Mein Anspruch ist ein Theater, das allen Menschen zugänglich ist und in dem nicht nur scheinbar nach unten, sondern nach oben getreten wird. In dem konsequent und radikal daran gearbeitet wird einen Raum zu schaffen, in dem Kunstfreiheit die Freiheit der Gedanken und die Freiheit der Seelen für diejenigen bedeutet, die im Alltag darin beschnitten werden. Ein Theater, in dem ausschließlich auf der Bühne performt wird.
Dass unsere Ziele umgesetzt werden ist dafür unabdingbar und duldet keinen Aufschub mehr.
„Art should comfort the disturbed and disturb the comfortable“ -Banksy
Auf unser Gesunden!
Nima:
Ich habe meinen Schauspieldiplom dieses Jahr mit einer Arbeit abgeschlossen, die mir sehr am Herzen lag. Der Titel lautete: „Diversität im Kulturbetrieb – Vielfalt am Theater?“. Nicht umsonst schrieb ich ein Fragezeichen am Ende des Titels hin. Für mich als jemensch, der in Köln Mülheim einen großen Teil seiner Jugend verbrachte, war die Welt schon immer divers. Deswegen verstand ich bei Theaterbesuchen nie, warum Jim Knopf nur durch Blackfacing dargestellt werden kann oder warum es nie Menschen gab, die nur ansatzweise wie ich aussahen, die im Theater ihren Platz fanden. Durch mein Studium und meine Diplomarbeit wurde ich dann insofern aufgeklärt, als ich oder Kolleg:innen, die schon im Beruf waren, Erfahrungen machten, die ein Theater von Weißen für Weiße belegten. Kaum Festengagements, dafür klischeebehaftete Rollen, rassistische Vulgarismen auf Proben oder bei Vorstellungen, Absagen von Theatern, weil mein Typ nicht ins klassische Theaterrepertoire passe und vieles Weitere.

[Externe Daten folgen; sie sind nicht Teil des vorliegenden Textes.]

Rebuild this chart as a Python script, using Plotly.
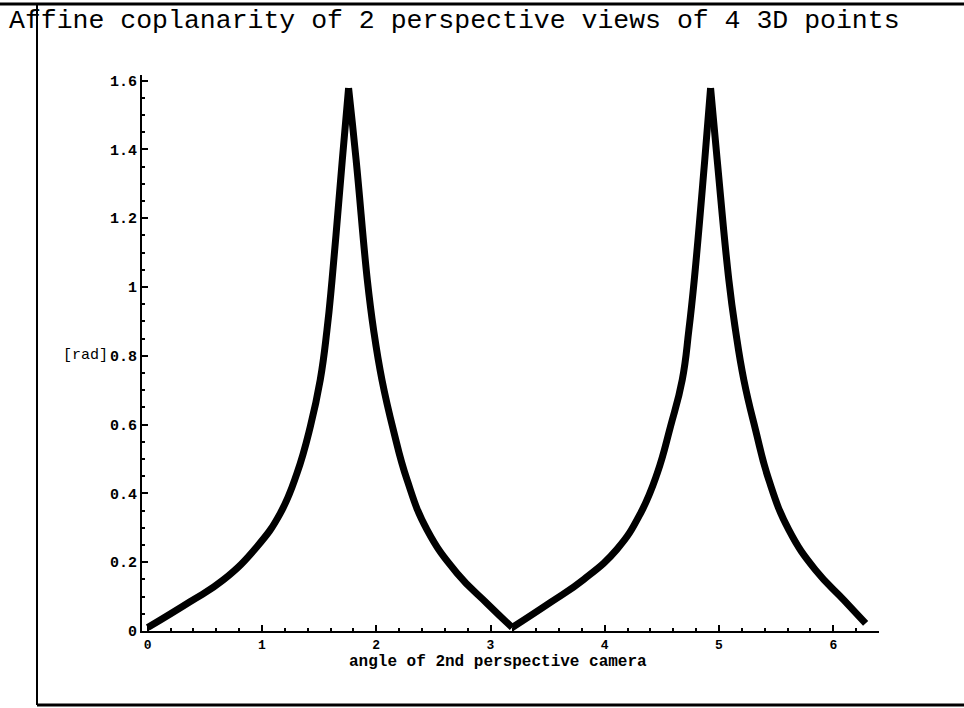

Da ich nun das Studium beendet habe, möchte ich, dass sich etwas ändert. Es kann nicht sein, dass mehr als ein Fünftel der Bevölkerung dieses Landes nicht in Theatern vertreten werden. Es kann nicht sein, dass wir immer nur die femme fatale oder den Geflüchteten spielen sollen.
Ja, ich möchte Faust sein. Ja, ich möchte Hamlet sein.
Aber dies ist aktuell nur schwer möglich, da sich viele Leitungen nicht vorstellen können, dass BIPoc solche Rollen spielen können.
Ich möchte die Theaterleitungen darum bitten, gewisse Denkmuster zu überarbeiten und mehr Menschen die Chance zu geben zu zeigen, was sie können. Anders kann ich mir nicht vorstellen, wie Theater die nächsten Jahre relevant bleiben soll.
Auch muss sich ein Gespür dafür entwickeln, für wen und gegen was wir Kunst machen. Ich kann es nur noch schwer ertragen, wenn auf der Bühne rassistische Stereotype aufgewärmt werden, um ein weißes Publikum zu schocken. Für BIPoc ist dies eher traumatisierend.
Ich möchte nicht mehr Theater machen oder sehen, in welchem gnadenlos auf die Schwächsten unserer Gesellschaft eingedroschen wird.
Wir möchten mit diesen zehn Punkten die Theaterleitungen dazu anregen, ihre Häuser zu reformieren, damit das Theater, das allen gehört, auch wieder ein Ort sein kann, an dem wirklich Grenzen und veraltete Denkmuster aufgebrochen werden.